At The Hill, Cameron Joseph writes that Jeb Bush may have some problems in the Iowa caucuses:
And just after he announced this week he’s “actively exploring” a president bid, some Iowa activists are already torching Bush’s credentials.
“He's on the wrong side of every issue that matters most to conservatives right now,” said Steve Deace, an influential Des Moines-based conservative radio host.
Deace ripped Bush for his support for immigration reform and Common Core education standards as apostates to the conservative cause before saying he’d “bet my mortgage” against Bush performing well in Iowa.
“He's not just for amnesty, he's an apostle for it. He's a pitchman for Common Core, and there's more organized conservative opposition to Common Core on the ground than anything besides ObamaCare,” he said. “He offers nothing, truly nothing. I don't know why any who's even a modicum of a conservative would vote for him.”
...At The San Jose Mercury News, Josh Richman writes that Carly Fiorina is considering a presidential run, despite losing her only campaign, the 2010 California Senate race.
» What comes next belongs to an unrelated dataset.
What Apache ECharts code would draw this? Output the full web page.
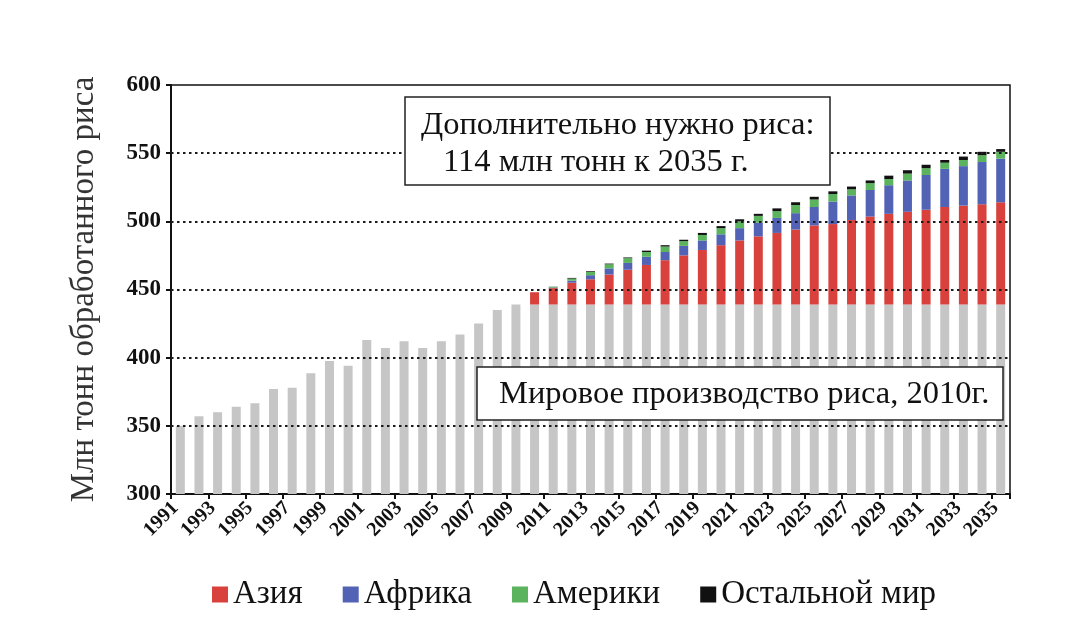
<!DOCTYPE html>
<html>
<head>
<meta charset="utf-8">
<script src="https://cdn.jsdelivr.net/npm/echarts@6/dist/echarts.min.js"></script>
<style>html,body{margin:0;padding:0;background:#fff;}#c{width:1080px;height:636px;}</style>
</head>
<body>
<div id="c"></div>
<script>
const years = ['1991','1992','1993','1994','1995','1996','1997','1998','1999','2000',
  '2001','2002','2003','2004','2005','2006','2007','2008','2009','2010',
  '2011','2012','2013','2014','2015','2016','2017','2018','2019','2020',
  '2021','2022','2023','2024','2025','2026','2027','2028','2029','2030',
  '2031','2032','2033','2034','2035'];
const baseProduction = [350,357,360,364,366.5,377,378,388.5,397.5,394,
  413,407,412,407,412,417,425,435,439,439,
  439,439,439,439,439,439,439,439,439,439,
  439,439,439,439,439,439,439,439,439,439,
  439,439,439,439,439];
const asia = [0,0,0,0,0,0,0,0,0,0,0,0,0,0,0,0,0,0,0,
  9,12,16,18.5,22,25.5,29,32.5,36,40,43.5,47,50,52.5,55,58,59,62,64.5,66.5,68,69.5,71.5,72.5,73.5,75];
const africa = [0,0,0,0,0,0,0,0,0,0,0,0,0,0,0,0,0,0,0,
  0,0.3,1.5,3,4.5,5,6,6,7,7,8,9,10,11,12,13.5,16.5,18,19.5,21,23,25.5,28,29,31,32];
const americas = [0,0,0,0,0,0,0,0,0,0,0,0,0,0,0,0,0,0,0,
  0,0.5,1.5,2.5,3,3.5,3.5,4,3.5,4,4.5,5,5,5,6,5.5,5.5,4.5,5,4.5,5,5,4.5,4.5,5,5];
const restOfWorld = [0,0,0,0,0,0,0,0,0,0,0,0,0,0,0,0,0,0,0,
  0,0.2,0.5,0.5,0.5,0.5,1,1,1,1.5,1.5,1.5,1.5,2,2,2,2,2,2,2.5,2.5,2.5,2,2.5,2.5,2];
const gridValues = [350,400,450,500,550];
const seriesNames = ['Азия','Африка','Америки','Остальной мир'];
const yAxisTitle = 'Млн тонн обработанного риса';
const note1 = ['Дополнительно нужно риса:', '114 млн тонн к 2035 г.'];
const note2 = 'Мировое производство риса, 2010г.';

const serif = '"Liberation Serif", "DejaVu Serif", serif';
const colors = ['#d9423c', '#5263b6', '#5bb35d', '#111111'];
const chart = echarts.init(document.getElementById('c'));
const barW = 9;
const stackData = [asia, africa, americas, restOfWorld];

const series = [{
  name: 'base', type: 'bar', stack: 'total', data: baseProduction, barWidth: barW,
  itemStyle: { color: '#c6c6c6' }, silent: true
}];
stackData.forEach((d, i) => {
  series.push({ name: seriesNames[i], type: 'bar', stack: 'total', data: d, barWidth: barW,
    itemStyle: { color: colors[i] } });
});
series[series.length - 1].markLine = {
  silent: true, symbol: 'none', label: { show: false }, z: 5,
  lineStyle: { color: '#1a1a1a', type: [2.5, 3.5], width: 2 },
  data: gridValues.map(v => ({ yAxis: v }))
};

chart.setOption({
  animation: false,
  backgroundColor: '#fff',
  grid: { left: 171, right: 70, top: 85, bottom: 142, show: true, borderColor: '#111', borderWidth: 1.5, backgroundColor: 'transparent' },
  legend: {
    data: seriesNames, left: 207, top: 573, icon: 'rect', itemWidth: 16, itemHeight: 16, itemGap: 40,
    textStyle: { fontFamily: serif, fontSize: 33, color: '#111' }
  },
  xAxis: {
    type: 'category', data: years,
    axisLine: { lineStyle: { color: '#111', width: 2 } },
    axisTick: { show: true, length: 5, lineStyle: { color: '#111', width: 2 } },
    axisLabel: { interval: 1, rotate: 45, fontFamily: serif, fontWeight: 'bold', fontSize: 20, color: '#111', margin: 6, padding: [0, 7, 0, 0] }
  },
  yAxis: {
    type: 'value', min: 300, max: 600, interval: 50,
    name: yAxisTitle, nameLocation: 'middle', nameGap: 70, nameRotate: 90,
    nameTextStyle: { fontFamily: serif, fontSize: 33, color: '#333' },
    axisLine: { show: true, lineStyle: { color: '#111', width: 2 } },
    axisTick: { show: true, length: 5, lineStyle: { color: '#111', width: 2 } },
    axisLabel: { fontFamily: serif, fontWeight: 'bold', fontSize: 23, color: '#111', margin: 10 },
    splitLine: { show: false }
  },
  graphic: [
    { type: 'rect', z: 100, shape: { x: 405, y: 97, width: 425, height: 88 },
      style: { fill: '#fff', stroke: '#222', lineWidth: 1.5 } },
    { type: 'text', z: 101, x: 421, y: 125, style: { text: note1[0], font: '32.5px ' + serif, fill: '#111', textVerticalAlign: 'middle' } },
    { type: 'text', z: 101, x: 443, y: 162, style: { text: note1[1], font: '32.5px ' + serif, fill: '#111', textVerticalAlign: 'middle' } },
    { type: 'rect', z: 100, shape: { x: 477, y: 367, width: 526, height: 53 },
      style: { fill: '#fff', stroke: '#222', lineWidth: 1.5 } },
    { type: 'text', z: 101, x: 499, y: 394, style: { text: note2, font: '32.5px ' + serif, fill: '#111', textVerticalAlign: 'middle' } }
  ],
  series: series
});
</script>
</body>
</html>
Many in the state are skeptical whether Bush is ready for a crowded Republican field of candidates — including others competing for the “establishment” mantle, like New Jersey Gov. Chris Christie, Florida Sen. Marco Rubio, Louisiana Gov. Bobby Jindal, Texas Gov. Rick Perry, Wisconsin Gov. Scott Walker and others who may be able to appeal to center-right voters.
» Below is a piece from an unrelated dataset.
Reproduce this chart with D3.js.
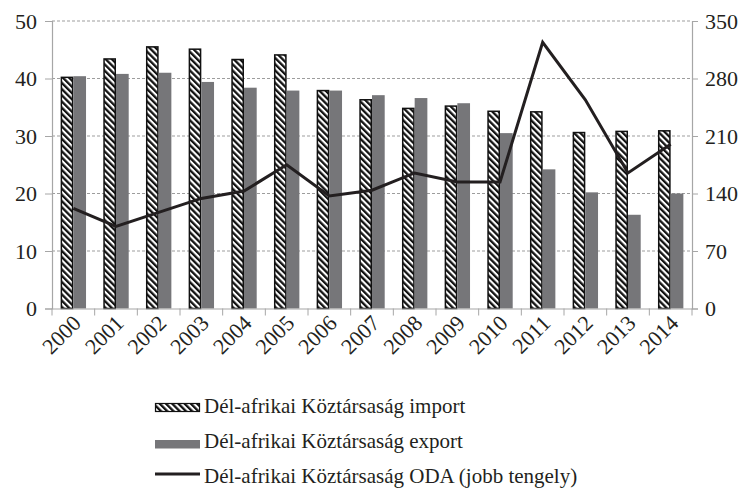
<!DOCTYPE html>
<html>
<head>
<meta charset="utf-8">
<script src="https://cdn.jsdelivr.net/npm/d3@7"></script>
<style>
  text { font-family: "Liberation Serif", Tinos, "Times New Roman", serif !important; }
</style>
</head>
<body style="margin:0">
<script>
var years = ["2000","2001","2002","2003","2004","2005","2006","2007","2008","2009","2010","2011","2012","2013","2014"];
var importVals = [40.2, 43.4, 45.5, 45.1, 43.3, 44.1, 37.9, 36.3, 34.8, 35.2, 34.3, 34.2, 30.6, 30.8, 30.9];
var exportVals = [40.4, 40.8, 41.0, 39.4, 38.4, 37.9, 37.9, 37.1, 36.6, 35.7, 30.5, 24.2, 20.2, 16.3, 20.0];
var odaVals = [122, 100, 117, 134, 143, 175, 137, 144, 165, 154, 154, 324, 254, 165, 200];
var leftTicks = [0, 10, 20, 30, 40, 50];
var rightTicks = [0, 70, 140, 210, 280, 350];
var legendLabels = ["Dél-afrikai Köztársaság import", "Dél-afrikai Köztársaság export", "Dél-afrikai Köztársaság ODA (jobb tengely)"];

var W = 745, H = 491;
var plotL = 52, plotR = 692, plotT = 21, plotB = 308.5;
var fontFam = "Liberation Serif, Tinos, Times New Roman, serif";
var ink = "#231f20";

var svg = d3.select("body").append("svg")
  .attr("width", W)
  .attr("height", H)
  .attr("font-family", fontFam);

// hatch pattern for import bars
var defs = svg.append("defs");
var pat = defs.append("pattern")
  .attr("id", "hatch")
  .attr("patternUnits", "userSpaceOnUse")
  .attr("width", 4.4)
  .attr("height", 4.4)
  .attr("patternTransform", "rotate(-45)");
pat.append("rect").attr("width", 4.4).attr("height", 4.4).attr("fill", "#fff");
pat.append("rect").attr("width", 2.3).attr("height", 4.4).attr("fill", "#111");

var x = d3.scaleBand().domain(years).range([plotL, plotR]).paddingInner(0).paddingOuter(0);
var xSub = d3.scaleBand().domain(["imp", "exp"]).range([0, x.bandwidth()]).paddingOuter(0.68).paddingInner(0);
var yL = d3.scaleLinear().domain([0, 50]).range([plotB, plotT]);
var yR = d3.scaleLinear().domain([0, 350]).range([plotB, plotT]);

// gridlines
svg.append("g").selectAll("line")
  .data(leftTicks.slice(1))
  .join("line")
  .attr("x1", plotL).attr("x2", plotR)
  .attr("y1", function (d) { return yL(d); })
  .attr("y2", function (d) { return yL(d); })
  .attr("stroke", "#9d9d9d")
  .attr("stroke-width", 1)
  .attr("stroke-dasharray", "3,2");

// bars
var groups = svg.append("g").selectAll("g")
  .data(years)
  .join("g")
  .attr("transform", function (d) { return "translate(" + x(d) + ",0)"; });

groups.append("rect")
  .attr("x", xSub("imp") + 0.75)
  .attr("width", xSub.bandwidth() - 1.5)
  .attr("y", function (d, i) { return yL(importVals[i]); })
  .attr("height", function (d, i) { return plotB - yL(importVals[i]); })
  .attr("fill", "url(#hatch)")
  .attr("stroke", "#111")
  .attr("stroke-width", 1.5);

groups.append("rect")
  .attr("x", xSub("exp"))
  .attr("width", xSub.bandwidth())
  .attr("y", function (d, i) { return yL(exportVals[i]); })
  .attr("height", function (d, i) { return plotB - yL(exportVals[i]); })
  .attr("fill", "#767679");

// axes
var axL = svg.append("g")
  .attr("transform", "translate(" + plotL + ",0)")
  .call(d3.axisLeft(yL).tickValues(leftTicks).tickSize(7).tickPadding(8));
var axR = svg.append("g")
  .attr("transform", "translate(" + plotR + ",0)")
  .call(d3.axisRight(yR).tickValues(rightTicks).tickSize(6).tickPadding(7));
var axX = svg.append("g")
  .attr("transform", "translate(0," + plotB + ")")
  .call(d3.axisBottom(x).tickSize(0).tickFormat(""));

// x category ticks at band boundaries
svg.append("g").selectAll("line")
  .data(years.concat(["end"]))
  .join("line")
  .attr("x1", function (d, i) { return plotL + i * x.step(); })
  .attr("x2", function (d, i) { return plotL + i * x.step(); })
  .attr("y1", plotB)
  .attr("y2", plotB + 7)
  .attr("stroke", "#a6a6a6");

[axL, axR, axX].forEach(function (a) {
  a.attr("font-family", fontFam).attr("font-size", 22);
  a.select(".domain").attr("stroke", "#a6a6a6").attr("stroke-width", 1.2);
  a.selectAll(".tick line").attr("stroke", "#a6a6a6");
  a.selectAll("text").attr("fill", ink);
});

// rotated year labels
svg.append("g").selectAll("text")
  .data(years)
  .join("text")
  .attr("transform", function (d) {
    return "translate(" + (x(d) + x.bandwidth() / 2 + 9) + "," + (plotB + 16) + ") rotate(-45)";
  })
  .attr("text-anchor", "end")
  .attr("fill", ink)
  .attr("font-size", 22)
  .text(function (d) { return d; });

// ODA line
var line = d3.line()
  .x(function (d, i) { return x(years[i]) + x.bandwidth() / 2; })
  .y(function (d) { return yR(d); });
svg.append("path")
  .datum(odaVals)
  .attr("d", line)
  .attr("fill", "none")
  .attr("stroke", ink)
  .attr("stroke-width", 3)
  .attr("stroke-linejoin", "miter");

// legend
var legY = [413, 448, 483];
var leg = svg.append("g").selectAll("g")
  .data(legendLabels)
  .join("g")
  .attr("transform", function (d, i) { return "translate(155," + legY[i] + ")"; });

leg.each(function (d, i) {
  var g = d3.select(this);
  if (i === 0) {
    g.append("rect").attr("x", 0.5).attr("y", -9.5).attr("width", 44).attr("height", 8)
      .attr("fill", "url(#hatch)").attr("stroke", "#111").attr("stroke-width", 1.2);
  } else if (i === 1) {
    g.append("rect").attr("x", 0).attr("y", -8).attr("width", 45).attr("height", 8.5)
      .attr("fill", "#767679");
  } else {
    g.append("line").attr("x1", 0).attr("x2", 45).attr("y1", -9).attr("y2", -9)
      .attr("stroke", ink).attr("stroke-width", 3);
  }
  g.append("text")
    .attr("x", 49)
    .attr("y", 0)
    .attr("fill", ink)
    .attr("font-size", 21)
    .text(d);
});
</script>
</body>
</html>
Her business record is a matter of contention, too. As she reshaped HP to cope with the dot-com bubble's collapse, the company's stock value declined considerably and the board forced her resignation in 2005.
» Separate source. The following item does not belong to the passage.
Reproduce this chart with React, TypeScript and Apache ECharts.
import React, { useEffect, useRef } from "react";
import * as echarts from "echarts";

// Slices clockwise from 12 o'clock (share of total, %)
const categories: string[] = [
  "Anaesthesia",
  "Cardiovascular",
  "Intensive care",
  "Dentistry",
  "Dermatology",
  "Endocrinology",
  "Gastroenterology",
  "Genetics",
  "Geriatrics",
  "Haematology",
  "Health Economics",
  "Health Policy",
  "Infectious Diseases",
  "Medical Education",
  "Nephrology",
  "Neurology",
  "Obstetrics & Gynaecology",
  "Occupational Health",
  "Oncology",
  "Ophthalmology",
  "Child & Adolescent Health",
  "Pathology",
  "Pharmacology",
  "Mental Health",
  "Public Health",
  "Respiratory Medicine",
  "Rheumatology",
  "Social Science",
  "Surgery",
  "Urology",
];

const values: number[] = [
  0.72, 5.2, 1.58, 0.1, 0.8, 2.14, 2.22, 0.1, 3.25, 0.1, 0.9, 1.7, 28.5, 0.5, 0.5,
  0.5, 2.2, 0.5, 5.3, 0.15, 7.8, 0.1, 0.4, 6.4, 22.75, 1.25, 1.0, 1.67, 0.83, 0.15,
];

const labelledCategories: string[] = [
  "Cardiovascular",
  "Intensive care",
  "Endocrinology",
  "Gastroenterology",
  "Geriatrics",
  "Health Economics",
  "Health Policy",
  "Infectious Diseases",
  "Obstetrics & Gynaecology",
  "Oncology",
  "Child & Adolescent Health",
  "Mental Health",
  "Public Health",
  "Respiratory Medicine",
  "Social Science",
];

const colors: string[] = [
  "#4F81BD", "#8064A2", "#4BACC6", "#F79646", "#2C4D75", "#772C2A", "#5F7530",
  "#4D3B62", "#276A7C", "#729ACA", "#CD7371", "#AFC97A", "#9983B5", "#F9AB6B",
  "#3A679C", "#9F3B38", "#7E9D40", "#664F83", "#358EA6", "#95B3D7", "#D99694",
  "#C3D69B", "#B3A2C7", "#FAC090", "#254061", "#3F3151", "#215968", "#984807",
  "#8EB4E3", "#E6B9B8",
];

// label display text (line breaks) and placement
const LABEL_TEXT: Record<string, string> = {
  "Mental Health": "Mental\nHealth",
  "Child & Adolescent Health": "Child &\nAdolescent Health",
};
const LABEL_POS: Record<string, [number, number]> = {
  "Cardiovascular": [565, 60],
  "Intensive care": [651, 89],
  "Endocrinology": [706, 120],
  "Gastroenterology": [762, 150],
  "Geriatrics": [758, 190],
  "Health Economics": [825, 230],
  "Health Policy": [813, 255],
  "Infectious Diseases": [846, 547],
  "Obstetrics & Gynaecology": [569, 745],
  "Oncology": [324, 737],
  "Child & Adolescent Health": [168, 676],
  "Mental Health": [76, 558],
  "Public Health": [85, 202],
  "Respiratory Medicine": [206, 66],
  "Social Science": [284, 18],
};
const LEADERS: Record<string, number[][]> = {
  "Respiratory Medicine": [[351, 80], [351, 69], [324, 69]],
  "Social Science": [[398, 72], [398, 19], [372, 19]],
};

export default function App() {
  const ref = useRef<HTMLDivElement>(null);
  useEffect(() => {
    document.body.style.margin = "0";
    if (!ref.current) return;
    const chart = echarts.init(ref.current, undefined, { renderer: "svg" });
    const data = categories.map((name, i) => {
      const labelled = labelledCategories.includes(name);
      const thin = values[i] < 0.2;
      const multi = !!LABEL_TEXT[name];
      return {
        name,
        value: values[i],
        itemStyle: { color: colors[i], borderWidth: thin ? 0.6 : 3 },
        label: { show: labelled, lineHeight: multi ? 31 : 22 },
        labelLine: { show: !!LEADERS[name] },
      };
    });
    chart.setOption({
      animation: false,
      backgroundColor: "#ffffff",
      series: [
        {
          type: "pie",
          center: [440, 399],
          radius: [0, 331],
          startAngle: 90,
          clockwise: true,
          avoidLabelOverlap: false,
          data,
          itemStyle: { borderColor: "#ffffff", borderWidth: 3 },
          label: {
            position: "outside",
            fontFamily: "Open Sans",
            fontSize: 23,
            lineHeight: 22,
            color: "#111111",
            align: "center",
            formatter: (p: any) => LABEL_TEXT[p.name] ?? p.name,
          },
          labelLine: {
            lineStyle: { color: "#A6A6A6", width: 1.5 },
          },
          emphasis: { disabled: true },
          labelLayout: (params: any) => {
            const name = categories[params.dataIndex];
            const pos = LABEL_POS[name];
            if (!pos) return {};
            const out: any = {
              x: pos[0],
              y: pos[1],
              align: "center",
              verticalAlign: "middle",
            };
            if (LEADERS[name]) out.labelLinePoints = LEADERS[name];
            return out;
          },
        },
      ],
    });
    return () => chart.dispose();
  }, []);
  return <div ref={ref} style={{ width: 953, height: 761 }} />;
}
"She actually had a pretty decent vision" of reinventing HP with a richer set of consumer electronics supported by the company's own services, said tech analyst Rob Enderle. "The problem was, she didn't understand the underlying components, so executing that vision became problematic."
HP's board also didn't appreciate how much time Fiorina spent focused on President George W. Bush's 2004 re-election campaign instead of on the struggling tech giant, Enderle said. "Her history and job experience are going to kill her, but in terms of performance in front of an audience, she's in (Sarah) Palin's class and probably has a lot more depth. She's very fast on her feet."
"From an entertainment standpoint, I hope she runs," he said. "I don't think she stands a chance of winning, though."